Most orders are from the Southwest, where the feathers are used for powwows and graduations, as well as gifts and headdresses.

“It’s a pretty special thing, knowing there’s a recipient on the other end,” says Metzer. “This eagle will live on, and its spirit will live on through that applicant.”

But the wait can be long and frustrating for those who feel the federal government shouldn’t be in charge of distributing ceremonial objects or regulating indigenous spirituality.

If you placed an order today, it would take six months to get a whole bald eagle. Half that for 20 loose feathers. A golden eagle takes more than two years.

That makes it tempting to pick feathers up off the beach. But now, indigenous people can do just that.

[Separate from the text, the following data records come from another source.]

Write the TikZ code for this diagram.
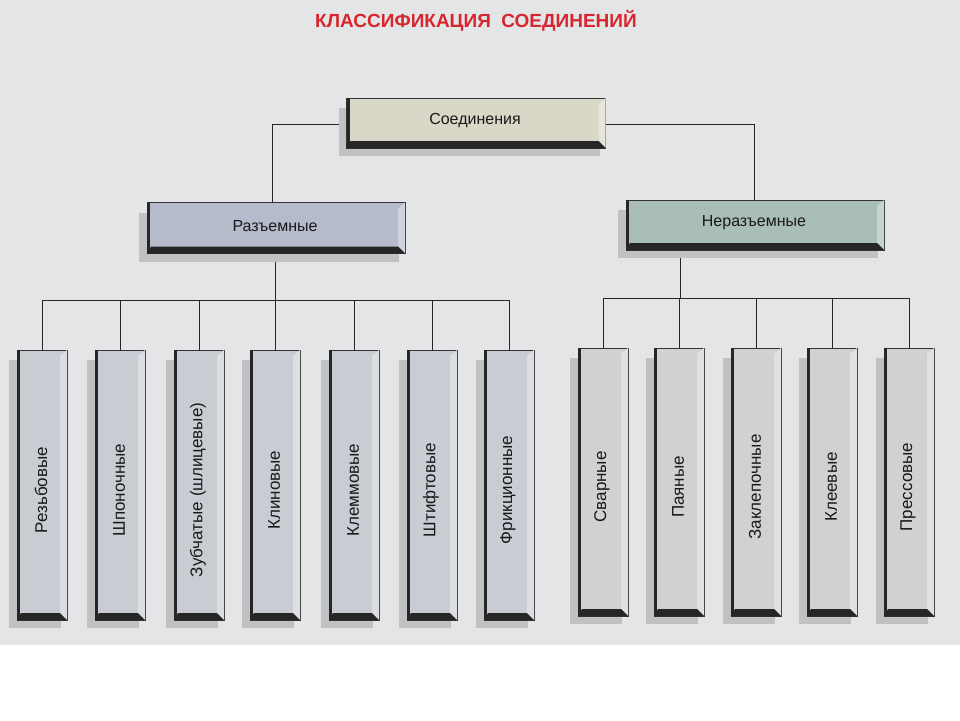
\documentclass[tikz,border=0pt]{standalone}
\usepackage{fontspec}
\setmainfont{Liberation Sans}
\definecolor{bg}{HTML}{E3E5E7}
\definecolor{shad}{HTML}{BFC1C3}
\definecolor{topc}{HTML}{D9D7C7}
\definecolor{razc}{HTML}{B6BBCB}
\definecolor{nerc}{HTML}{A9BDB9}
\definecolor{lc}{HTML}{C9CCD2}
\definecolor{rc}{HTML}{CFD2CF}
\definecolor{titc}{HTML}{D8262E}
\newcommand\bevbox[8]{%
  \fill[shad] (#2-#4/2-8,#3-#5/2+10) rectangle (#2+#4/2-6,#3+#5/2+8);
  \node[draw=black!80,line width=0.6pt,fill=#6,minimum width=#4pt,minimum height=#5pt,inner sep=0pt] (#1) at (#2,#3) {};
  \fill[white!35!#6] (#2+#4/2,#3-#5/2) -- (#2+#4/2-7,#3-#5/2+6) -- (#2+#4/2-7,#3+#5/2-6) -- (#2+#4/2,#3+#5/2) -- cycle;
  \fill[black!85] (#2-#4/2,#3+#5/2) -- (#2-#4/2+4,#3+#5/2-7) -- (#2+#4/2-7,#3+#5/2-7) -- (#2+#4/2,#3+#5/2) -- cycle;
  \fill[black!85] (#2-#4/2,#3-#5/2) rectangle (#2-#4/2+3,#3+#5/2);
  \ifnum#8=90
    \node[font=\fontsize{17}{17}\selectfont,rotate=90,text=black!90] (#1t) at (#2-1,#3+5) {#7};
  \else
    \node[font=\fontsize{16}{16}\selectfont,text=black!90] (#1t) at (#2-1,#3-2) {#7};
  \fi
}
\tikzset{conn/.style={draw=black!85,line width=0.8pt}}
\begin{document}
\begin{tikzpicture}[x=1pt,y=-1pt]
\useasboundingbox (0,0) rectangle (960,720);
\fill[white] (0,0) rectangle (960,720);
\fill[bg] (0,0) rectangle (960,645);
\node[font=\bfseries\fontsize{19}{19}\selectfont,text=titc] (title) at (476,21) {КЛАССИФИКАЦИЯ\ \ СОЕДИНЕНИЙ};
\coordinate (jl) at (275,300);
\coordinate (jr) at (680,298);
\draw[conn] (347,124) -| (272,202);
\draw[conn] (606,124) -| (754,200);
\draw[conn] (275,253) -- (jl);
\draw[conn] (42,350) |- (509,300) -- (509,350);
\foreach \x in {120,199,275,354,432} \draw[conn] (\x,300) -- (\x,350);
\draw[conn] (680,250) -- (jr);
\draw[conn] (603,348) |- (909,298) -- (909,348);
\foreach \x in {679,756,832} \draw[conn] (\x,298) -- (\x,348);
\bevbox{top}{476}{123}{259}{50}{topc}{Соединения}{0}
\bevbox{raz}{276}{228}{258}{51}{razc}{Разъемные}{0}
\bevbox{ner}{755}{225}{258}{50}{nerc}{Неразъемные}{0}
\bevbox{c1}{42}{485}{50}{270}{lc}{Резьбовые}{90}
\bevbox{c2}{120}{485}{50}{270}{lc}{Шпоночные}{90}
\bevbox{c3}{199}{485}{50}{270}{lc}{Зубчатые (шлицевые)}{90}
\bevbox{c4}{275}{485}{50}{270}{lc}{Клиновые}{90}
\bevbox{c5}{354}{485}{50}{270}{lc}{Клеммовые}{90}
\bevbox{c6}{432}{485}{50}{270}{lc}{Штифтовые}{90}
\bevbox{c7}{509}{485}{50}{270}{lc}{Фрикционные}{90}
\bevbox{d1}{603}{482}{50}{268}{rc}{Сварные}{90}
\bevbox{d2}{679}{482}{50}{268}{rc}{Паяные}{90}
\bevbox{d3}{756}{482}{50}{268}{rc}{Заклепочные}{90}
\bevbox{d4}{832}{482}{50}{268}{rc}{Клеевые}{90}
\bevbox{d5}{909}{482}{50}{268}{rc}{Прессовые}{90}
\end{tikzpicture}
\end{document}
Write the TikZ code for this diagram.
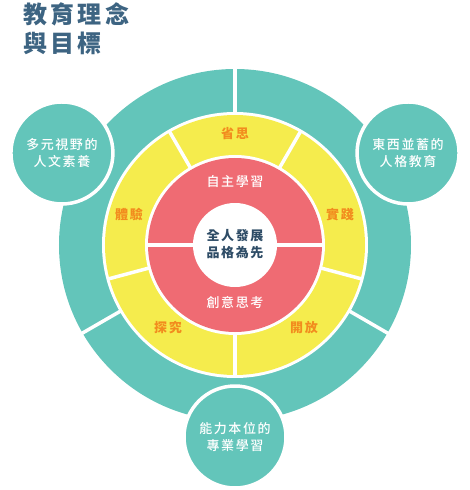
\documentclass[tikz,border=0pt]{standalone}
\usepackage{fontspec}
\usetikzlibrary{positioning}
\newfontfamily\cjk[LetterSpace=12]{Noto Sans CJK TC}
\newfontfamily\cjkmid[LetterSpace=12, UprightFont={* Medium}]{Noto Sans CJK TC}
\newfontfamily\cjkhead[LetterSpace=14]{Noto Sans CJK TC}
\definecolor{IdeaTeal}{HTML}{63C5BA}
\definecolor{IdeaYellow}{HTML}{F5EC4D}
\definecolor{IdeaRed}{HTML}{EF6B73}
\definecolor{IdeaOrange}{HTML}{F28C1E}
\definecolor{IdeaSlate}{HTML}{3D6482}
\definecolor{IdeaInk}{HTML}{2E4C66}

\begin{document}
\begin{tikzpicture}[x=1pt, y=1pt,
        ringlabel/.style={font=\cjkmid\fontsize{13}{17}\selectfont, text=white, align=center, inner sep=0pt},
        steplabel/.style={font=\cjk\bfseries\fontsize{13}{17}\selectfont, text=IdeaOrange, inner sep=0pt},
        coretext/.style={font=\cjk\bfseries\fontsize{13}{17.5}\selectfont, text=IdeaInk, align=center, inner sep=0pt},
        satellite/.style={circle, fill=IdeaTeal, draw=white, line width=3.5pt, minimum size=102pt, inner sep=0pt, ringlabel},
        gap/.style={white, line width=3.5pt}
    ]
    \useasboundingbox (-235,-245) rectangle (235,245);

    % Title
    \node[anchor=west, align=left, inner sep=0pt, text=IdeaSlate, font=\cjkhead\bfseries\fontsize{24}{29.5}\selectfont] (title) at (-212,216.5) {教育理念\\與目標};

    % Rings
    \fill[IdeaTeal] (0,0) circle (176);
    \fill[white] (0,0) circle (133);
    \fill[IdeaYellow] (0,0) circle (130);
    \fill[white] (0,0) circle (90);
    \fill[IdeaRed] (0,0) circle (87);
    \fill[white] (0,0) circle (42);

    % Gaps
    \foreach \a in {90,210,330} \draw[gap] (\a:131) -- (\a:180);
    \foreach \a in {60,120,195,270,345} \draw[gap] (\a:88) -- (\a:131.5);
    \draw[gap] (180:38) -- (180:90);
    \draw[gap] (0:38) -- (0:90);

    % Outer goals
    \node[satellite] (humanities) at (152:196) {多元視野的\\人文素養};
    \node[satellite] (character) at (28:196) {東西並蓄的\\人格教育};
    \node[satellite] (competence) at (270:192) {能力本位的\\專業學習};

    % Learning steps
    \node[steplabel] (reflect) at (0,111) {省思};
    \node[steplabel] (practice) at (105,30) {實踐};
    \node[steplabel] (open) at (69,-83) {開放};
    \node[steplabel] (inquiry) at (-67,-83) {探究};
    \node[steplabel] (experience) at (-106,31) {體驗};

    % Core
    \node[ringlabel] (selfstudy) at (0,63) {自主學習};
    \node[ringlabel] (creative) at (0,-57) {創意思考};
    \node[coretext] (core) at (0,1) {全人發展\\品格為先};
\end{tikzpicture}
\end{document}
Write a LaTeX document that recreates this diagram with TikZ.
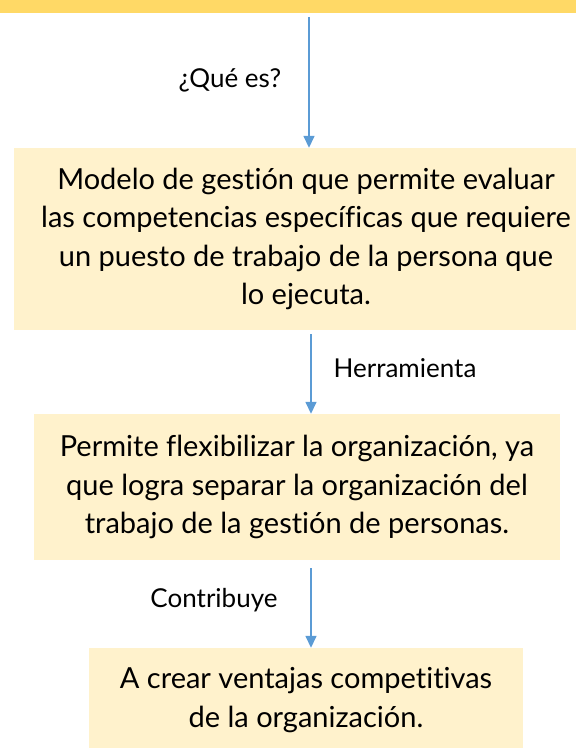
\documentclass[tikz,border=0pt]{standalone}
\usepackage{fontspec}
\setmainfont{Lato}[Ligatures=NoCommon]
\usetikzlibrary{arrows.meta,positioning}
\definecolor{barYellow}{HTML}{FFD966}
\definecolor{boxYellow}{HTML}{FFF2CC}
\definecolor{arrowBlue}{HTML}{5B9BD5}
\tikzset{
  box/.style={fill=boxYellow, align=center, inner sep=0pt, font=\fontsize{29}{38.5}\selectfont},
  lbl/.style={font=\fontsize{26}{30}\selectfont},
  arr/.style={draw=arrowBlue, line width=1.5pt, -{Triangle[width=11pt,length=12pt]}, fill=arrowBlue}
}
\begin{document}
\begin{tikzpicture}[x=1pt,y=1pt]
	\useasboundingbox (0,0) rectangle (576,-748);
	\clip (0,0) rectangle (576,-748);
	% header bar and the three boxes
	\node[fill=barYellow, minimum width=576pt, minimum height=13pt, inner sep=0pt] (bar) at (288,-6.5) {};
	\node[box, minimum width=584pt, minimum height=182pt] (box1) at (306,-239)
		{Modelo de gestión que permite evaluar\\las competencias específicas que requiere\\un puesto de trabajo de la persona que\\lo ejecuta.};
	\node[box, minimum width=526pt, minimum height=146pt] (box2) at (297,-487)
		{Permite flexibilizar la organización, ya\\que logra separar la organización del\\trabajo de la gestión de personas.};
	\node[box, minimum width=434pt, minimum height=104pt] (box3) at (306,-700)
		{A crear ventajas competitivas\\de la organización.};

	% connectors
	\coordinate (a1) at (309,0);
	\coordinate (a2) at (311,0);
	\draw[arr, shorten <=4pt] (bar.south -| a1) -- (box1.north -| a1);
	\draw[arr, shorten <=4pt] (box1.south -| a2) -- (box2.north -| a2);
	\draw[arr, shorten <=8pt] (box2.south -| a2) -- (box3.north -| a2);

	\node[lbl] (q1) at (230,-80) {¿Qué es?};
	\node[lbl] (q2) at (405,-368) {Herramienta};
	\node[lbl] (q3) at (214,-600) {Contribuye};
\end{tikzpicture}
\end{document}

After decades of an informal policy to look the other way when Native Americans had non-repository feathers, the Justice Department issued a memo in 2012. It allows indigenous people to pick up and possess “culturally significant” eagle parts — even if they don’t come from the repository — as long as they don’t sell the parts or kill the eagles.

So while the repository does fill orders from Alaska, chances are slim that Unalaska’s eagles will find themselves back on the island in the afterlife.